Estate Agents in West Hampstead, London NW6 - from the Evening Standard - 21st January 1994
It is 2.30 on a wet and cold Friday afternoon in West Hampstead and I'm sitting in the offices of Paramount Properties, one of five along this section of West End Lane. For the better part of an hour Mark Greig, who owns Paramount with his partner Roshan Pathman, has been talking about his business and the property market in general. He's confirmed the rumour that out of this little hole in the wall he is selling more properties than any agency in this part of North London (about five a week ranging in price from £60,000 to £2.5 million); revealed how he survived the recession (repossessions); and extrapolated on the kind of property which is selling faster than he can supply it (prime areas and 'some fringe'). He's even clarified, once and for all, who is out there buying up what he calls the 'best bits' of London (South Africans, Israelis, Arabs and Russians - read: foreign).
Greig is 31 and despite the fact that he's been selling property since he was 17, the hormones are still pumping. He is your stereotypical flashy estate agent - slicked back hair, bespoke suit, Porsche double-parked, mobile phone - and what's more, he doesn't care who knows it. 'Look, ' he says, flashing a mischievous smile, 'me mum loves me.' I don't doubt it for a moment. But I can't help noticing that while the phones in the office haven't stopped ringin, not one punter weaving his way up the high street has even glanced at the glossy promotionals in Paramount's big picture window. I ask Greig finally, whatever happened to an English-driven property market? For a solid hour Mark Greig, agent extraordinaire, has found an easy answer to every single one of my questions. At this one, he just shrugs.
Well, it isn't good enough. Don't get me wrong, I like Mark Greig. There's something about a guy with a Big Mac stain on his Hermes tie, whose honest is as refreshing as it is revealing, but do agents like Greig have their finger on the pulse of a real property market revival? Is the only way forward from this disastrous recession through an influx of foreign money, vying for property in the 'best bits' of London?

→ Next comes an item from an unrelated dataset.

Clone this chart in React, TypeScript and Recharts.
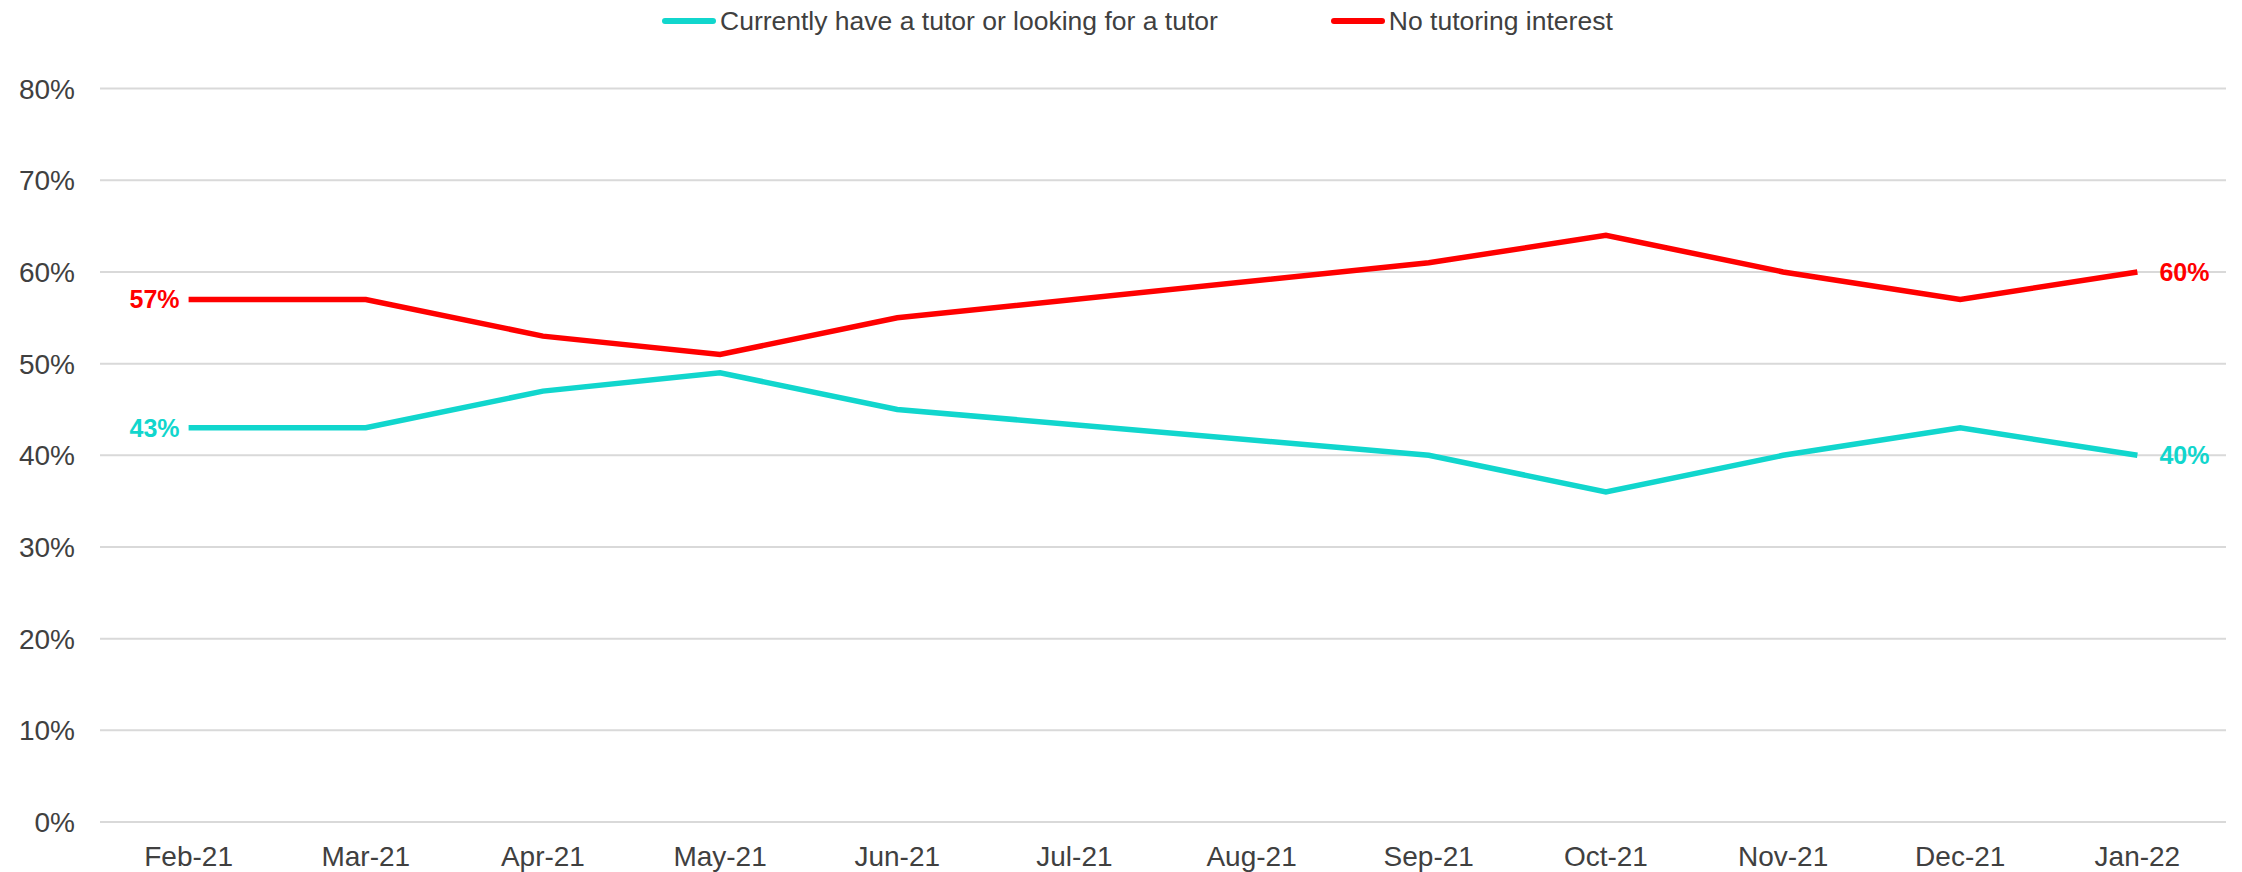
import React from "react";
import { LineChart, Line, XAxis, YAxis, CartesianGrid, Legend } from "recharts";

const months = [
  "Feb-21", "Mar-21", "Apr-21", "May-21", "Jun-21", "Jul-21",
  "Aug-21", "Sep-21", "Oct-21", "Nov-21", "Dec-21", "Jan-22",
];
// Jul-21 and Aug-21 have no survey wave, the line is joined across them
const tutorValues = [43, 43, 47, 49, 45, null, null, 40, 36, 40, 43, 40];
const noInterestValues = [57, 57, 53, 51, 55, null, null, 61, 64, 60, 57, 60];
const yTicks = [0, 10, 20, 30, 40, 50, 60, 70, 80];

const TEAL = "#11D6CD";
const RED = "#FF0000";
const FONT = "'Liberation Sans', Arial, sans-serif";

const data = months.map((m, i) => ({
  month: m,
  tutor: tutorValues[i],
  noInterest: noInterestValues[i],
}));

const legendItems = [
  { label: "Currently have a tutor or looking for a tutor", color: TEAL },
  { label: "No tutoring interest", color: RED },
];

function TopLegend() {
  return (
    <div
      style={{
        display: "flex",
        alignItems: "center",
        paddingLeft: 662,
        fontFamily: FONT,
        fontSize: 26.5,
        color: "#404040",
        height: 42,
      }}
    >
      {legendItems.map((it, i) => (
        <div
          key={it.label}
          style={{ display: "flex", alignItems: "center", marginRight: i === 0 ? 113 : 0 }}
        >
          <svg width={54} height={8} style={{ marginRight: 4 }}>
            <line x1={3} y1={4} x2={51} y2={4} stroke={it.color} strokeWidth={6} strokeLinecap="round" />
          </svg>
          <span>{it.label}</span>
        </div>
      ))}
    </div>
  );
}

function endLabel(color: string) {
  return (props: any) => {
    const { x, y, index, value } = props;
    if (value == null) return null;
    if (index === 0) {
      return (
        <text x={x - 9} y={y} textAnchor="end" dominantBaseline="central" fill={color}
          fontFamily={FONT} fontSize={25} fontWeight="bold">
          {value}%
        </text>
      );
    }
    if (index === months.length - 1) {
      return (
        <text x={x + 22} y={y} textAnchor="start" dominantBaseline="central" fill={color}
          fontFamily={FONT} fontSize={25} fontWeight="bold">
          {value}%
        </text>
      );
    }
    return null;
  };
}

export default function App() {
  return (
    <div style={{ position: "absolute", left: 0, top: 0, width: 2242, height: 872, overflow: "hidden", background: "#fff" }}>
      <LineChart
        width={2242}
        height={872}
        data={data}
        margin={{ top: 88.6, right: 16, bottom: 0, left: 0 }}
      >
        <CartesianGrid vertical={false} stroke="#d9d9d9" strokeWidth={2} />
        <XAxis
          dataKey="month"
          axisLine={false}
          tickLine={false}
          tickSize={0}
          tickMargin={24}
          height={50}
          padding={{ left: 88.6, right: 88.6 }}
          tick={{ fill: "#404040", fontSize: 28, fontFamily: FONT }}
          interval={0}
        />
        <YAxis
          domain={[0, 80]}
          ticks={yTicks}
          axisLine={false}
          tickLine={false}
          tickSize={0}
          tickMargin={25}
          width={100}
          tickFormatter={(v) => `${v}%`}
          tick={{ fill: "#404040", fontSize: 28, fontFamily: FONT }}
        />
        <Legend
          layout="horizontal"
          verticalAlign="middle"
          align="center"
          wrapperStyle={{ top: 0, left: 0, width: 2242 }}
          content={() => <TopLegend />}
        />
        <Line
          type="linear"
          dataKey="tutor"
          name="Currently have a tutor or looking for a tutor"
          stroke={TEAL}
          strokeWidth={5.5}
          dot={false}
          connectNulls
          isAnimationActive={false}
          label={endLabel(TEAL)}
        />
        <Line
          type="linear"
          dataKey="noInterest"
          name="No tutoring interest"
          stroke={RED}
          strokeWidth={5.5}
          dot={false}
          connectNulls
          isAnimationActive={false}
          label={endLabel(RED)}
        />
      </LineChart>
    </div>
  );
}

The answer is yes, yes... and no. Property is alive and well again and for the moment sales are being driven by the conversion of shekels, dinars, roubles and yen into sterling. But while it may come as a surprise to Mark Greig and agents like him, profound changes about the way we buy and sell property in London are gaining momentum. They are changes that could hold the key to a long-term, English financed property market whose resilience will be based upon a viable, architecturally significant housing stock that refutes the very notion that location is omnipotent.
Consider what has happened to property in New York City over the past decade. While it's still posh to have an Upper East Side address in Manhattan (just as it will always be desirable, for some, to live in Chelsea, Holland Park or Hampstead), there is hardly an area of Manhattan today that hasn't been 'rediscovered' and gentrified. SoHo gave birth to NoHo which begat BoHo, as the dernier cri in residential quarters moved south, north, east and west. Across Manhattan today, from TriBeCa to Riverdale, more and more areas once considered 'marginal' are now 'hot', with an attendant rise in property values.
With the phenomenal success of loft conversions in reclaimed industrial buildings in areas of London like Clerkenwell, King's Cross and Bow, and the surfeit of empty B1 commercial buildings that change of use could transform into housing almost overnight, could the Manhattanisation of London be upon us?
Which brings us back, full circle, to our friend Mark Greig. For significant urban regeneration really to take hold in London, it's going to take estate agents like Greig, with the tenacity and guts to sell anything they put their minds to. While the financial incentive may not generate the quick money Greig is currently getting from his foreign investors, if and when this thing takes off - as we have seen in Manhattan - it's going to be a property market revival of real stamina with unlimited potential.